Friday Reads

Good Morning!

I admit to being completely exhausted.  So, let’s see what I can dig up while I’m half asleep.

Josh Holland at AltNet thinks right wingers shouldn’t get too excited about Scott Walker’s win in Wisconsin on Tuesday.

An honest reading of the published exit poll leads to an important conclusion about Walker’s victory that has little to do with unions, Walker’s policies, the economy or any of the other factors that have pundits’ tongues wagging.

Fully 70 percent of those voters polled believed that recall elections are either never appropriate (10 percent) or are only appropriate in the case of official misconduct (60 percent).

The governor won 72 percent of this group. And it’s worth noting that a third of those voters who said “official misconduct” is a good reason to recall a governor voted to oust Walker, who has seen six of his staffers charged with 15 felonies in the “John Doe” probe.

While Walker himself has not yet been charged, reports suggest that the investigation is circling closer to him. Over the past seven weeks, he transferred $160,000 from his campaign funds to a legal defense fund, according to the Milwaukee Journal-Sentinel.

Mohamed A. El-Erian –CEO and co-Chief Investment Officer of the global investment company PIMCO speculates on US economic growth at Project Syndicate. He wonders “Is American Healing Fast Enough?”

Six internal factors suggest that the United States’ economy is slowly healing. For some observers, these factors were deemed sufficient to form the critical mass needed to propel the economy into escape velocity.

While I hoped that they might be proven right, the recent stream of weak economic data, including May’s timid net job creation of only 69,000, confirmed my doubts. With this and other elements of a disheartening employment report now suddenly raising widespread worries about the underlying health and durability of America’s recovery, it is important to understand the positive factors and why they are not enough as yet.

For starters, large US multinational companies are as healthy as I have ever seen them. Their cash balances are extremely high, interest payments on debt are low, and principal obligations have been termed out. Many of them are successfully tapping into buoyant demand in emerging economies, generating significant free cash flow.

Company cash is not the only source of considerable spending power waiting on the sidelines. Rich households also hold significant resources that could be deployed in support of both consumption and investment.

The third and fourth positive factors relate to housing and the labor market. These two long-standing areas of persistent weakness have constituted a major drag on the type of cyclical dynamics that traditionally thrust the US out of its periodic economic slowdowns. But recent data support the view that the housing sector could be in the process of establishing a bottom, albeit an elongated one. Meanwhile, job growth, while anemic, has nonetheless been consistently positive since September 2010.

Great!  The richer are richer and big corporations are making it big abroad.  What about the poor American worker? Evidently the Fed must think things are shaping up because Bernanke and Yellen are both hinting that the days of historically low interest rates might be nearing the end.

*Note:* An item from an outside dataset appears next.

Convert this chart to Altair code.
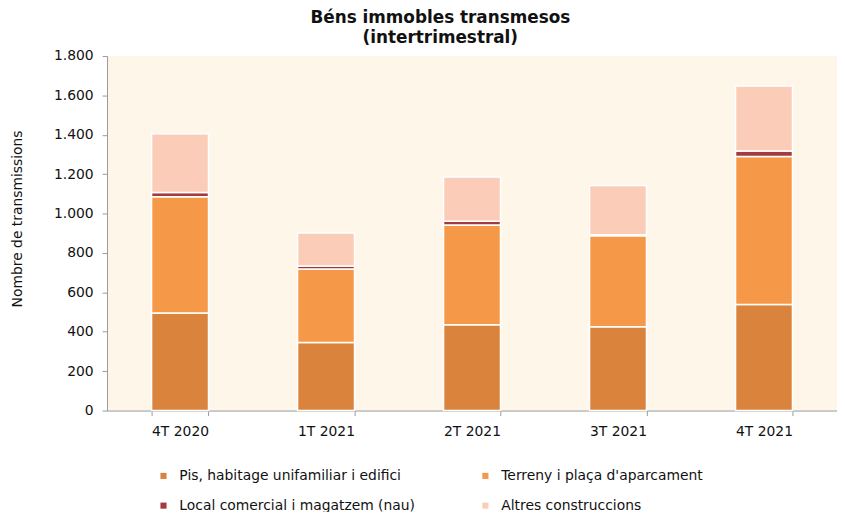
import altair as alt
import pandas as pd

quarters = ["4T 2020", "1T 2021", "2T 2021", "3T 2021", "4T 2021"]
series = [
    "Pis, habitage unifamiliar i edifici",
    "Terreny i plaça d'aparcament",
    "Local comercial i magatzem (nau)",
    "Altres construccions",
]
pis = [495, 346, 435, 425, 538]
terreny = [590, 373, 507, 462, 752]
local = [22, 15, 19, 5, 27]
altres = [298, 167, 225, 251, 331]
colors = ["#DA833D", "#F59848", "#A33A3E", "#FBCDB8"]

rows = []
for si, (name, vals) in enumerate(zip(series, [pis, terreny, local, altres])):
    for q, v in zip(quarters, vals):
        rows.append({"quarter": q, "series": name, "value": v, "idx": si})
df = pd.DataFrame(rows)

FONT = "DejaVu Sans"

chart = alt.Chart(df).mark_bar(stroke="white", strokeWidth=1.5).encode(
    x=alt.X("quarter:N", sort=quarters, title=None,
            scale=alt.Scale(paddingInner=0.61, paddingOuter=0.305),
            axis=alt.Axis(labelAngle=0, tickBand="extent", labelFontSize=14,
                          labelColor="#111", labelFont=FONT, labelPadding=9,
                          domainColor="#999", tickColor="#999", tickSize=5)),
    y=alt.Y("value:Q", stack="zero", title="Nombre de transmissions",
            scale=alt.Scale(domain=[0, 1800], nice=False),
            axis=alt.Axis(values=list(range(0, 1801, 200)), grid=False,
                          labelExpr="replace(format(datum.value, ',d'), ',', '.')",
                          labelFontSize=14, labelColor="#111", labelFont=FONT,
                          labelPadding=9, domainColor="#999", tickColor="#999",
                          tickSize=5, titleFont=FONT, titleFontSize=14,
                          titleFontWeight="normal", titleColor="#111",
                          titleX=-90, titleY=164, titleAngle=270,
                          titleAlign="center", titleBaseline="middle")),
    color=alt.Color("series:N", sort=series,
                    scale=alt.Scale(domain=series, range=colors),
                    legend=alt.Legend(title=None, orient="none", legendX=50,
                                      legendY=417, columns=2, columnPadding=63,
                                      direction="horizontal",
                                      rowPadding=16, symbolType="square",
                                      symbolSize=38, symbolStrokeWidth=0,
                                      labelFontSize=14, labelFont=FONT,
                                      labelColor="#111", labelOffset=9,
                                      labelLimit=400)),
    order=alt.Order("idx:Q", sort="ascending"),
).properties(
    width=737,
    height=358,
    title=alt.TitleParams(
        ["Béns immobles transmesos", "(intertrimestral)"],
        font=FONT, fontSize=17, fontWeight="bold", color="#111",
        anchor="middle", dx=-32, offset=2, lineHeight=20,
    ),
    autosize=alt.AutoSizeParams(type="none"),
    padding={"left": 100, "top": 46, "right": 0, "bottom": 100},
).configure_view(
    fill="#FEF6E8", stroke=None
)

chart.save("out.html", embed_options={"renderer": "svg", "actions": False})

In spite of May’s weak jobs report, Fed Chairman Ben Bernanke still sees no reason for the central bank to expand its efforts to boost the American economy. The Fed is assessing whether the economy would continue to grow fast enough to reduce the unemployment rate without further intervention, he said.

This is an interesting youtube by Mauro Martino at Northeastern University. It’s aninfographic of fundraising by the presidential candidates from March 2011 to Feburary 2012.

David a Graham of The Atlantic gives us some analysis.

There’s a lot going on here, but the animated graphic shows how much each of the candidates raised each week and what states it came from, based on the amount of contribution per capita. The top half lists the states on a spectrum from most liberal to most conservative.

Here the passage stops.